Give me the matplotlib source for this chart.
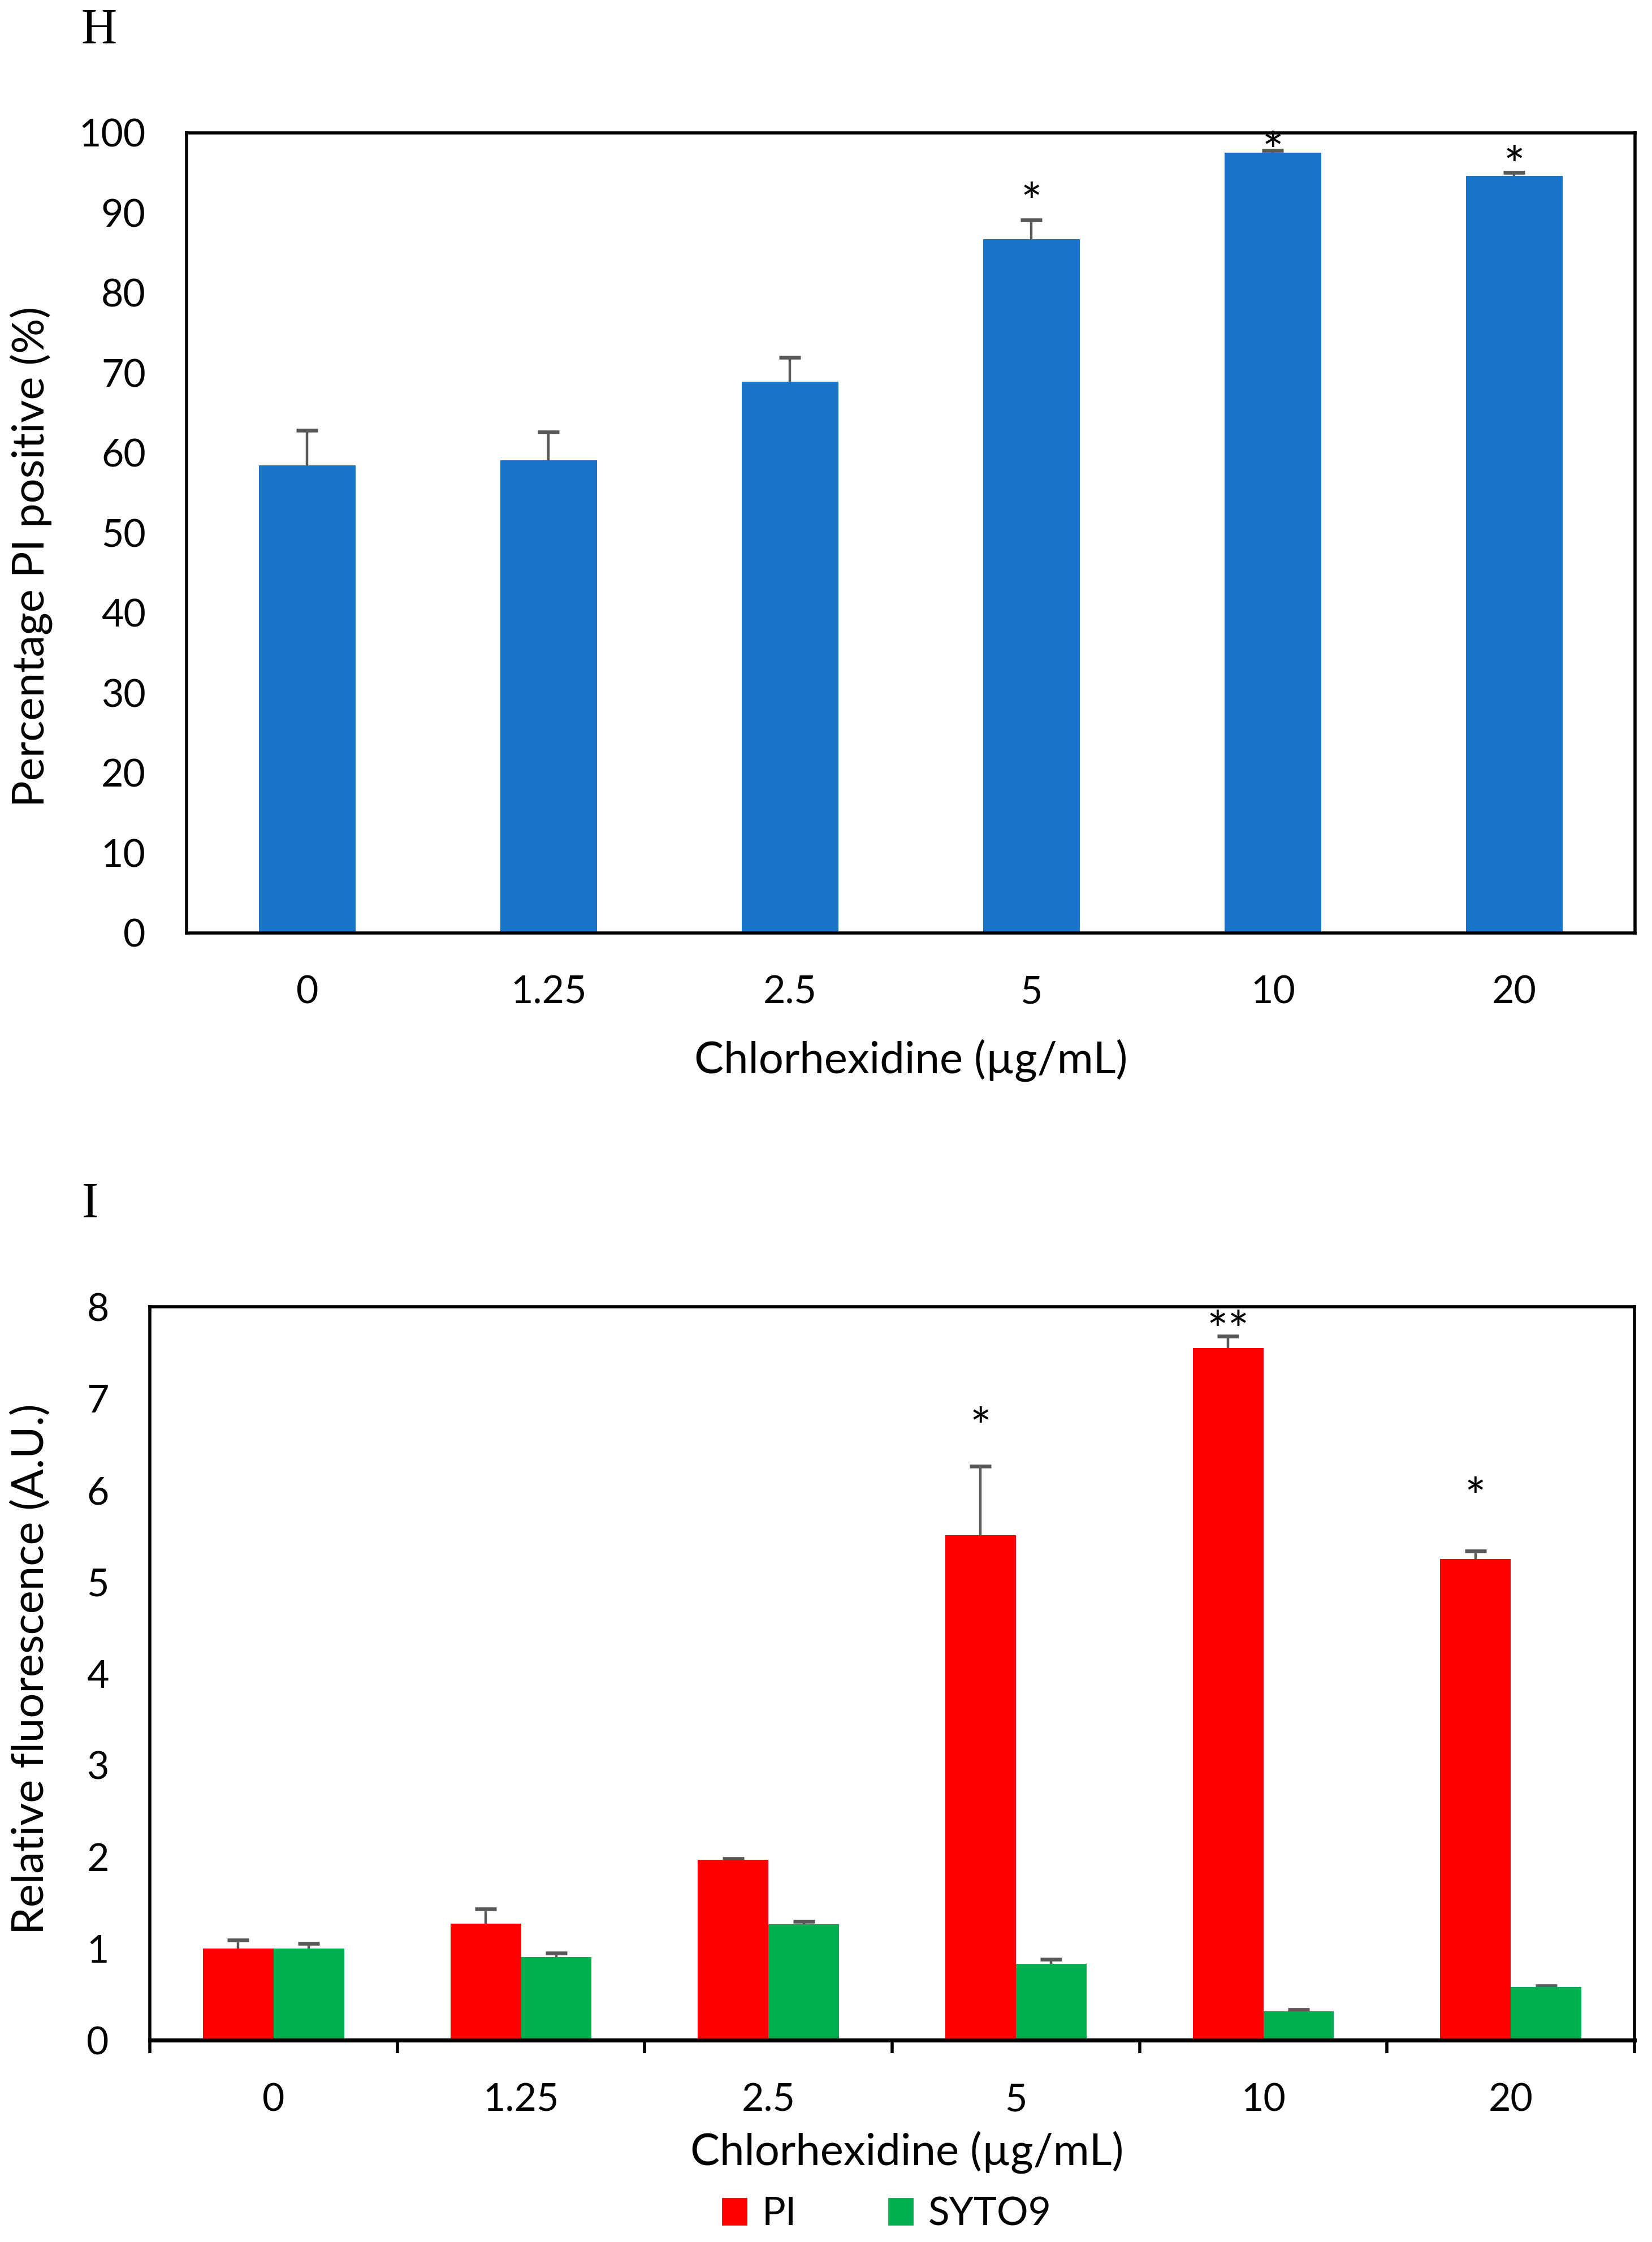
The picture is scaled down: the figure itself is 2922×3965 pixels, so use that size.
import numpy as np
import matplotlib
matplotlib.use("Agg")
import matplotlib.pyplot as plt
from matplotlib.patches import Patch
from matplotlib.transforms import offset_copy

# --- data ---
conc_labels = ["0", "1.25", "2.5", "5", "10", "20"]

pi_pct = [58.4, 59.1, 68.9, 86.7, 97.5, 94.6]
pi_pct_err = [4.4, 3.5, 3.0, 2.4, 0.3, 0.4]
pct_stars = ["", "", "", "*", "*", "*"]
pct_star_y = [0, 0, 0, 92.4, 98.8, 97.0]

pi_fluo = [1.0, 1.27, 1.97, 5.51, 7.55, 5.25]
pi_fluo_err = [0.09, 0.165, 0.01, 0.75, 0.13, 0.085]
syto9_fluo = [1.0, 0.907, 1.264, 0.835, 0.315, 0.581]
syto9_fluo_err = [0.055, 0.045, 0.035, 0.05, 0.02, 0.015]
fluo_stars = ["", "", "", "*", "**", "*"]
fluo_star_y = [0, 0, 0, 6.79, 7.84, 6.02]

blue = "#1874C8"
red = "#FF0000"
green = "#00B050"
errc = "#595959"

plt.rcParams['font.family'] = ['Lato', 'DejaVu Sans']

fig = plt.figure(figsize=(14.61, 19.825), dpi=200)

tick_fs = 24.5
lab_fs = 28
star_fs = 32


def upper_err(ax, xs, vals, errs):
    # only the upper whisker, cap drawn as a marker at its end
    vals = np.asarray(vals)
    errs = np.asarray(errs)
    ax.errorbar(xs, vals, yerr=[np.zeros(len(vals)), errs], fmt='none',
                ecolor=errc, elinewidth=1.6, capsize=0, zorder=1)
    ax.plot(xs, vals + errs, ls='', marker='_', markersize=13.6,
            mew=2.4, color=errc, zorder=1)


def stars(ax, xs, labels, ys):
    tr = offset_copy(ax.transData, fig=fig, x=0, y=-8, units='points')
    for xi, s, yi in zip(xs, labels, ys):
        if s:
            ax.text(xi, yi, s, ha='center', va='center', fontsize=star_fs,
                    transform=tr, clip_on=False, zorder=3)


# ---------------- panel H ----------------
ax1 = fig.add_axes([0.1129, 0.5839, 0.8768, 0.3569])
x = np.arange(len(conc_labels))
ax1.bar(x, pi_pct, width=0.40, color=blue, zorder=2)
upper_err(ax1, x, pi_pct, pi_pct_err)
stars(ax1, x, pct_stars, pct_star_y)
ax1.set_xlim(-0.5, 5.5)
ax1.set_ylim(0, 100)
ax1.set_yticks(np.arange(0, 101, 10))
ax1.set_xticks(x, conc_labels)
ax1.tick_params(axis='both', length=0, labelsize=tick_fs)
ax1.tick_params(axis='y', pad=26)
ax1.tick_params(axis='x', pad=27)
for sp in ax1.spines.values():
    sp.set_linewidth(2.0)
ax1.set_xlabel("Chlorhexidine (µg/mL)", fontsize=lab_fs)
ax1.xaxis.set_label_coords(0.5, -0.159)
ax1.xaxis.label.set_va('center')
ax1.set_ylabel("Percentage PI positive (%)", fontsize=lab_fs)
ax1.yaxis.set_label_coords(-0.1073, 0.47)
ax1.yaxis.label.set_va('center')

fig.text(144 / 2922, 1 - 75 / 3965, "H", family='Liberation Serif',
         fontsize=31.5, ha='left', va='baseline')

# ---------------- panel I ----------------
ax2 = fig.add_axes([0.0907, 0.0900, 0.8987, 0.3271])
bw = 0.285
ax2.bar(x - bw / 2, pi_fluo, width=bw, color=red, zorder=2)
ax2.bar(x + bw / 2, syto9_fluo, width=bw, color=green, zorder=2)
upper_err(ax2, x - bw / 2, pi_fluo, pi_fluo_err)
upper_err(ax2, x + bw / 2, syto9_fluo, syto9_fluo_err)
stars(ax2, x - bw / 2, fluo_stars, fluo_star_y)
ax2.set_xlim(-0.5, 5.5)
ax2.set_ylim(0, 8)
ax2.set_yticks(np.arange(0, 9, 1))
ax2.set_xticks(x, conc_labels)
ax2.set_xticks(np.arange(-0.5, 6, 1), minor=True)
ax2.tick_params(axis='both', which='major', length=0, labelsize=tick_fs)
ax2.tick_params(axis='y', pad=26)
ax2.tick_params(axis='x', which='major', pad=27)
ax2.tick_params(axis='x', which='minor', length=8.3, width=2.0, direction='out')
for sp in ax2.spines.values():
    sp.set_linewidth(2.0)
ax2.spines['bottom'].set_linewidth(2.6)
ax2.set_xlabel("Chlorhexidine (µg/mL)", fontsize=lab_fs)
ax2.xaxis.set_label_coords(0.51, -0.1527)
ax2.xaxis.label.set_va('center')
ax2.set_ylabel("Relative fluorescence (A.U.)", fontsize=lab_fs)
ax2.yaxis.set_label_coords(-0.080, 0.506)
ax2.yaxis.label.set_va('center')

fig.text(145 / 2922, 1 - 2151 / 3965, "I", family='Liberation Serif',
         fontsize=31.5, ha='left', va='baseline')

handles = [Patch(color=red, label="PI"), Patch(color=green, label="SYTO9")]
fig.legend(handles=handles, loc='center', bbox_to_anchor=(0.537, 0.0124),
           ncol=2, frameon=False, fontsize=25, handlelength=0.6,
           handleheight=0.65, handletextpad=0.4, columnspacing=2.35)

fig.savefig("out.png", dpi=200)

* [To do] Using the material above, work out how many lines contain the string "figure". Give that number alone.

* [Written solution] 2